= Software documentation =

Explains the functionality of software

Software documentation is written text or illustration that accompanies computer software or is embedded in the source code. The documentation either explains how the software operates or how to use it, and may mean different things to people in different roles.

Documentation is an important part of software engineering. Types of documentation include:
- Requirements – Statements that identify attributes, capabilities, characteristics, or qualities of a system. This is the foundation for what will be or has been implemented.
- Architecture/Design – Overview of software.
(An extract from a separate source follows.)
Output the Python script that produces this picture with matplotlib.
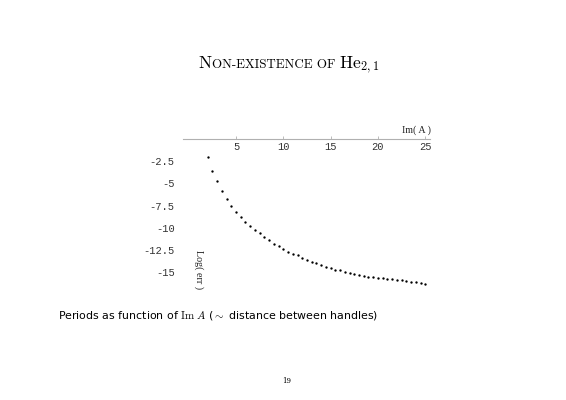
import matplotlib
matplotlib.use("Agg")
import matplotlib.pyplot as plt

# ---- data ----
im_a = [2.0, 2.5, 3.0, 3.5, 4.0, 4.5, 5.0, 5.5, 6.0, 6.5, 7.0, 7.5, 8.0, 8.5,
        9.0, 9.5, 10.0, 10.5, 11.0, 11.5, 12.0, 12.5, 13.0, 13.5, 14.0, 14.5,
        15.0, 15.5, 16.0, 16.5, 17.0, 17.5, 18.0, 18.5, 19.0, 19.5, 20.0, 20.5,
        21.0, 21.5, 22.0, 22.5, 23.0, 23.5, 24.0, 24.5, 25.0]
log_err = [-2.0, -3.6, -4.7, -5.8, -6.7, -7.5, -8.2, -8.8, -9.3, -9.8, -10.2,
           -10.6, -11.0, -11.4, -11.8, -12.1, -12.4, -12.7, -12.9, -13.1, -13.4,
           -13.6, -13.8, -14.0, -14.2, -14.4, -14.5, -14.7, -14.8, -15.0, -15.1,
           -15.2, -15.3, -15.4, -15.5, -15.55, -15.6, -15.7, -15.75, -15.8,
           -15.85, -15.9, -16.0, -16.05, -16.1, -16.2, -16.3]
x_ticks = [5, 10, 15, 20, 25]
x_tick_labels = ["5", "10", "15", "20", "25"]
y_ticks = [-2.5, -5, -7.5, -10, -12.5, -15]
y_tick_labels = ["-2.5", "-5", "-7.5", "-10", "-12.5", "-15"]

plt.rcParams['mathtext.fontset'] = 'cm'
plt.rcParams['axes.unicode_minus'] = False

W, H = 566, 400
fig = plt.figure(figsize=(W / 100, H / 100), dpi=100)
fig.patch.set_facecolor('white')

def fx(px):
    return px / W

def fy(py):
    return 1 - py / H

ax = fig.add_axes([fx(183), fy(290), fx(430) - fx(183), fy(139) - fy(290)])
ax.set_xlim(-0.6, 25.5)
ax.set_ylim(-17, 0)
ax.patch.set_alpha(0)

for s in ['left', 'right', 'top']:
    ax.spines[s].set_visible(False)
ax.spines['bottom'].set_position(('data', 0))
ax.spines['bottom'].set_color('#b0b0b0')
ax.spines['bottom'].set_linewidth(0.8)

ax.set_xticks(x_ticks)
ax.set_xticklabels(x_tick_labels, family='Liberation Mono', fontsize=7.5,
                   color='#333333')
ax.tick_params(axis='x', direction='in', length=2.5, width=0.6,
               color='#b0b0b0', pad=2)
ax.set_yticks(y_ticks)
ax.set_yticklabels(y_tick_labels, family='Liberation Mono', fontsize=7.5,
                   color='#333333')
ax.tick_params(axis='y', length=0, pad=6)

ax.plot(im_a, log_err, 'o', color='black', markersize=1.7, markeredgewidth=0,
        clip_on=False)

# axis labels
fig.text(fx(431), fy(130), "Im( A )", family='Liberation Serif', fontsize=7.2,
         ha='right', va='center', color='#222222')
fig.text(fx(199), fy(270), "Log( err )", family='Liberation Serif', fontsize=7.2,
         ha='center', va='center', rotation=270, color='#222222')

# title with small caps
pieces = [("N", 12.5, False), ("ON-EXISTENCE OF ", 9.3, False),
          (r"$\mathrm{He}_{2,1}$", 12.5, True)]
texts = []
for txt, sz, math in pieces:
    if math:
        t = fig.text(0, fy(68), txt, fontsize=sz, va='baseline')
    else:
        t = fig.text(0, fy(68), txt, fontsize=sz, va='baseline', family='cmr10')
    texts.append(t)
fig.canvas.draw()
r = fig.canvas.get_renderer()
widths = [t.get_window_extent(r).width for t in texts]
total = sum(widths)
x0 = 289 - total / 2
for t, w in zip(texts, widths):
    t.set_x(fx(x0))
    x0 += w

# caption
fig.text(fx(58), fy(318),
         r"Periods as function of $\mathrm{Im}\ A$ ($\sim$ distance between handles)",
         family='DejaVu Sans', fontsize=7.9, ha='left', va='baseline')

# page number
fig.text(fx(287), fy(381), "19", family='DejaVu Serif', fontsize=5, ha='center',
         va='center')

fig.savefig("out.png", dpi=100)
Includes relations to an environment and construction principles to be used in design of software components.
- Technical – Documentation of code, algorithms, interfaces, and APIs.
- End user – Manuals for the end-user, system administrators and support staff.
- Marketing – How to market the product and analysis of the market demand.

== Types ==
=== Requirements documentation ===
Requirements documentation is the description of what a given software does or should do. It is used throughout development to communicate how the software functions or how it is intended to operate. It is also used as an agreement or as the foundation for agreement on what the software will do. Requirements are produced and consumed by everyone involved in the production of software, including: end users, customers, project managers, sales, marketing, software architects, usability engineers, interaction designers, developers, and testers.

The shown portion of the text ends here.